アジア人且つ黄色人種でありながら、意識してまた無意識のうちにも自らを白人と同じに見なす日本人は、表が黄色く中身が白い「バナナ」である。

そうした人々は、往々にしてネトウヨヘイト系排外差別主義者だが、それは権力者も一般人も同じだ。イギリスのネトウヨヘイト系の差別排外主義者の大物が、つまりスナク首相やブレイバーマン前内相、と考えれば分かりやすいかもしれない。

「バナナ」と同じ心理状況にあるらしいスナク首相やブレイバーマン氏は、さしずめ表が褐色で中身が白い「ココナッツ」でもあるか。

スナク首相やブレーマン前内相は、厳しい人種差別の眼差しを撥ね返してイギリス社会で出世した。あるいは自らのルーツを嫌い同胞を見下し彼らにつらく当たる手法で出世の階段を昇った。

出世した彼らは同国のエリートや富裕層がひしめく保守党内でものし上がった。階段を上るに連れて、彼らは白人の保守主義者よりもより白人的な、いわば白人至上主義者的な保守主義者になって行った。

そこには有色人種としての劣等感と自らを劣等ならしめている物を厭う心根があった。彼らが白人の保守主義者よりも移民や難民またパレスチナ人などの弱者に冷たいのは、先に触れたように屈折した心理ゆえと考えられる。

アメリカの保守主義勢力、共和党内にも有力な有色人種の政治家はいる。例えばコリン・パウエル元国務長官、コンドリーザ・ライス元国務長官などだ。またロイド・オースチン現国防相も黒人だ。

アメリカの有色人種の権力者たちは、イギリスの同種の人々とは違って誰もが穏やかだ。
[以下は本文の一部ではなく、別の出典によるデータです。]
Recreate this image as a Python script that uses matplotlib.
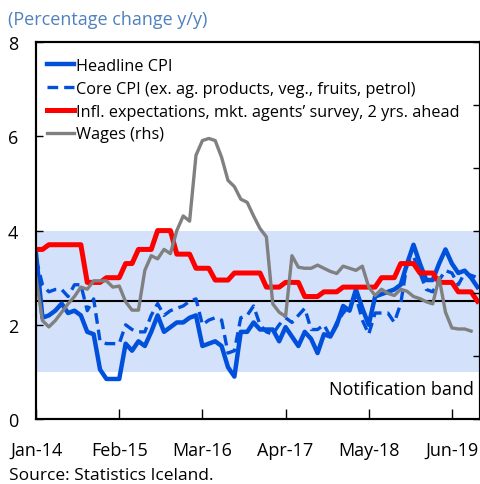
import numpy as np
import matplotlib
matplotlib.use('Agg')
import matplotlib.pyplot as plt

plt.rcParams['font.family'] = ['Open Sans', 'DejaVu Sans']

# Monthly, Jan-14 onwards
tick_labels = ['Jan-14', 'Feb-15', 'Mar-16', 'Apr-17', 'May-18', 'Jun-19']

headline_cpi = [3.5, 2.15, 2.2, 2.3, 2.45, 2.25, 2.3, 2.2, 1.85, 1.8,
                1.05, 0.85, 0.85, 0.85, 1.6, 1.45, 1.65, 1.55, 1.85, 2.2,
                1.85, 1.95, 2.05, 2.05, 2.15, 2.2, 1.55, 1.6, 1.65, 1.55,
                1.1, 0.9, 1.85, 1.85, 2.05, 1.9, 1.9, 1.9, 1.65, 1.95,
                1.75, 1.55, 1.85, 1.7, 1.4, 1.8, 1.75, 2.0, 2.4, 2.3,
                2.75, 2.35, 2.0, 2.6, 2.65, 2.7, 2.75, 2.85, 3.3, 3.7,
                3.3, 2.95, 2.95, 3.3, 3.6, 3.3, 3.1, 3.15, 3.0, 2.8]

core_cpi = [3.4, 2.85, 2.7, 2.75, 2.75, 2.6, 2.85, 2.85, 2.3, 2.55,
            1.65, 1.6, 1.6, 1.6, 2.0, 1.9, 1.85, 1.85, 2.2, 2.45,
            2.2, 2.3, 2.35, 2.4, 2.5, 2.55, 2.0, 2.1, 2.15, 2.1,
            1.4, 1.45, 2.15, 2.2, 2.4, 2.0, 1.85, 1.8, 2.0, 2.15,
            2.05, 2.2, 2.35, 1.9, 1.9, 2.0, 1.75, 2.05, 2.25, 2.4,
            2.6, 2.1, 1.8, 2.25, 2.25, 2.25, 2.05, 2.45, 3.3, 3.45,
            3.1, 2.75, 2.7, 2.95, 3.15, 3.1, 2.85, 3.1, 3.05, 3.0]

infl_expect = [3.6, 3.6, 3.7, 3.7, 3.7, 3.7, 3.7, 3.7, 2.9, 2.9,
               2.9, 3.0, 3.0, 3.0, 3.3, 3.3, 3.6, 3.6, 3.6, 4.0,
               4.0, 4.0, 3.5, 3.5, 3.5, 3.2, 3.2, 3.2, 2.95, 2.95,
               2.95, 3.1, 3.1, 3.1, 3.1, 3.1, 2.8, 2.8, 2.8, 2.9,
               2.9, 2.9, 2.6, 2.6, 2.6, 2.7, 2.7, 2.7, 2.8, 2.8,
               2.8, 2.8, 2.8, 2.8, 3.0, 3.0, 3.0, 3.3, 3.3, 3.3,
               3.1, 3.1, 3.1, 2.9, 2.9, 2.9, 2.7, 2.7, 2.7, 2.5]

# rhs, percent
wages = [6.75, 4.7, 4.4, 4.7, 5.1, 5.5, 5.85, 6.3, 6.2, 6.6,
         6.6, 6.6, 6.3, 6.35, 5.6, 5.2, 5.2, 7.1, 7.8, 7.65,
         8.1, 7.9, 9.0, 9.7, 9.45, 12.6, 13.3, 13.4, 13.3, 12.5,
         11.4, 11.1, 10.5, 10.35, 9.7, 9.1, 8.7, 5.5, 5.1, 4.9,
         7.8, 7.25, 7.2, 7.2, 7.35, 7.2, 7.05, 6.95, 7.3, 7.2,
         7.1, 7.3, 6.3, 5.9, 6.2, 6.0, 5.9, 6.2, 6.1, 5.85,
         5.75, 5.6, 5.5, 6.75, 5.1, 4.35, 4.3, 4.3, 4.2]

band_low, band_high, target = 1, 4, 2.5

blue = '#0050dc'
fig = plt.figure(figsize=(4.81, 4.85), dpi=100)
ax = fig.add_axes([0.075, 0.134, 0.923, 0.777])
ax2 = ax.twinx()

ax.axhspan(band_low, band_high, color='#d3e1fa', lw=0, zorder=0)
ax.axhline(target, color='black', lw=1.5, zorder=1)

ax.plot(np.arange(len(headline_cpi)), headline_cpi, color=blue, lw=3.2, label='Headline CPI')
ax.plot(np.arange(len(core_cpi)), core_cpi, color=blue, lw=2.4, ls=(0, (3.2, 1.8)),
        label='Core CPI (ex. ag. products, veg., fruits, petrol)')
ax.plot(np.arange(len(infl_expect)), infl_expect, color='#ff0000', lw=3.6,
        label='Infl. expectations, mkt. agents\u2019 survey, 2 yrs. ahead')
ax2.plot(np.arange(len(wages)), wages, color='#808080', lw=2.4)
ax.plot([], [], color='#808080', lw=2.4, label='Wages (rhs)')

ax.set_xlim(0, 69.4)
ax.set_ylim(0, 8)
ax2.set_ylim(0, 18)
ax2.set_yticks(np.arange(0, 19, 3))
ax2.tick_params(axis='y', direction='in', length=5, width=1, labelright=False)

ax.set_yticks([0, 2, 4, 6, 8])
ax.tick_params(axis='y', direction='in', length=5, width=1, labelsize=13, pad=13)
ax.set_xticks(np.arange(0, 66, 13))
ax.set_xticklabels(tick_labels)
ax.tick_params(axis='x', direction='in', length=7, width=1, labelsize=13, pad=16)
for sp in ax.spines.values():
    sp.set_linewidth(1.5)
for sp in ax2.spines.values():
    sp.set_linewidth(1.5)

leg = ax.legend(loc='upper left', frameon=False, fontsize=11.7, handlelength=1.7,
                handletextpad=0.1, labelspacing=0.42, borderpad=0, borderaxespad=0,
                bbox_to_anchor=(0.024, 0.958))

ax.text(0.985, 0.08, 'Notification band', transform=ax.transAxes, ha='right',
        va='center', fontsize=13)
fig.text(0.016, 0.959, '(Percentage change y/y)', color='#4f81bd', fontsize=13,
         va='center')
fig.text(0.018, 0.018, 'Source: Statistics Iceland.', fontsize=12.5, va='center')

fig.savefig('out.png', dpi=100)
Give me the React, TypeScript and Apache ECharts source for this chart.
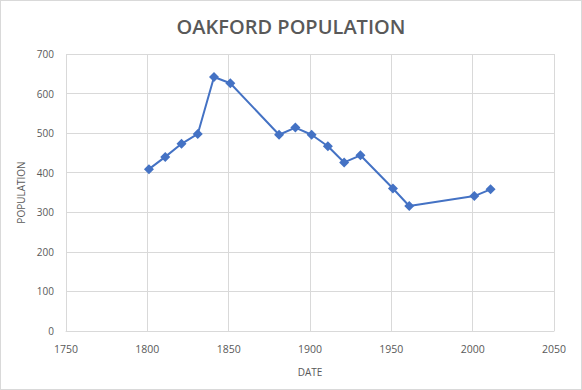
import React, { useEffect, useRef } from "react";
import * as echarts from "echarts";

const years = [1801, 1811, 1821, 1831, 1841, 1851, 1881, 1891, 1901, 1911, 1921, 1931, 1951, 1961, 2001, 2011];
const population = [409, 440, 473, 498, 642, 626, 496, 514, 496, 467, 426, 444, 360, 316, 341, 358];
const titleText = "OAKFORD POPULATION";
const xName = "DATE";
const yName = "POPULATION";

export default function App() {
  const ref = useRef<HTMLDivElement>(null);
  useEffect(() => {
    if (!ref.current) return;
    const chart = echarts.init(ref.current, null, { renderer: "svg" });
    const gray = "#595959";
    chart.setOption({
      animation: false,
      backgroundColor: "#ffffff",
      title: {
        text: titleText,
        left: "center",
        top: 10,
        textStyle: { fontFamily: "Open Sans", fontSize: 20, fontWeight: 600, color: gray },
      },
      grid: { left: 65, right: 27, top: 53, bottom: 58 },
      xAxis: {
        type: "value",
        min: 1750,
        max: 2050,
        interval: 50,
        name: xName,
        nameLocation: "middle",
        nameGap: 36,
        nameTextStyle: { fontFamily: "Open Sans", fontSize: 10, color: gray },
        axisLine: { show: true, lineStyle: { color: "#d9d9d9" } },
        axisTick: { show: false },
        axisLabel: {
          fontFamily: "Open Sans",
          fontSize: 10.5,
          color: gray,
          margin: 12,
          formatter: (v: number) => String(v),
        },
        splitLine: { show: true, lineStyle: { color: "#d9d9d9" } },
      },
      yAxis: {
        type: "value",
        min: 0,
        max: 700,
        interval: 100,
        name: yName,
        nameLocation: "middle",
        nameGap: 37,
        nameRotate: 90,
        nameTextStyle: { fontFamily: "Open Sans", fontSize: 10, color: gray },
        axisLine: { show: false },
        axisTick: { show: false },
        axisLabel: { fontFamily: "Open Sans", fontSize: 10, color: gray, margin: 12 },
        splitLine: { show: true, lineStyle: { color: "#d9d9d9" } },
      },
      series: [
        {
          type: "line",
          data: years.map((y, i) => [y, population[i]]),
          symbol: "diamond",
          symbolSize: 10,
          lineStyle: { color: "#4472C4", width: 2 },
          itemStyle: { color: "#4472C4" },
        },
      ],
    });
    return () => chart.dispose();
  }, []);
  return (
    <div
      ref={ref}
      style={{
        position: "fixed",
        left: 0,
        top: 0,
        width: 582,
        height: 390,
        boxSizing: "border-box",
        border: "1px solid #d9d9d9",
        background: "#fff",
      }}
    />
  );
}
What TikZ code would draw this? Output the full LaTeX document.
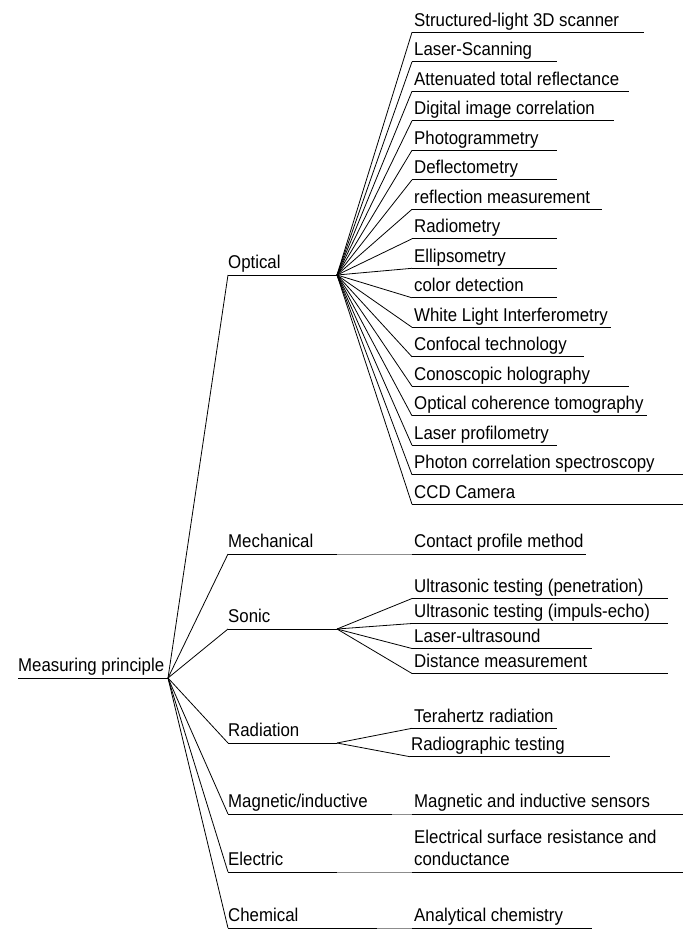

あるいは常識的だ。それはアメリカ社会が、紆余曲折を繰り返しながらも、人種差別を確実に克服して行く明るい空気の中にあるせいかもしれない。

片やイギリスの有色人種の政治家の猛々しい言動が、攻撃的な中にも絶えず悲哀と憐憫のベールをまとっているように見えるのは、恐らくアメリカとはまた違う厳しい社会状況が生み出す必然、と感じるのは僕だけだろうか。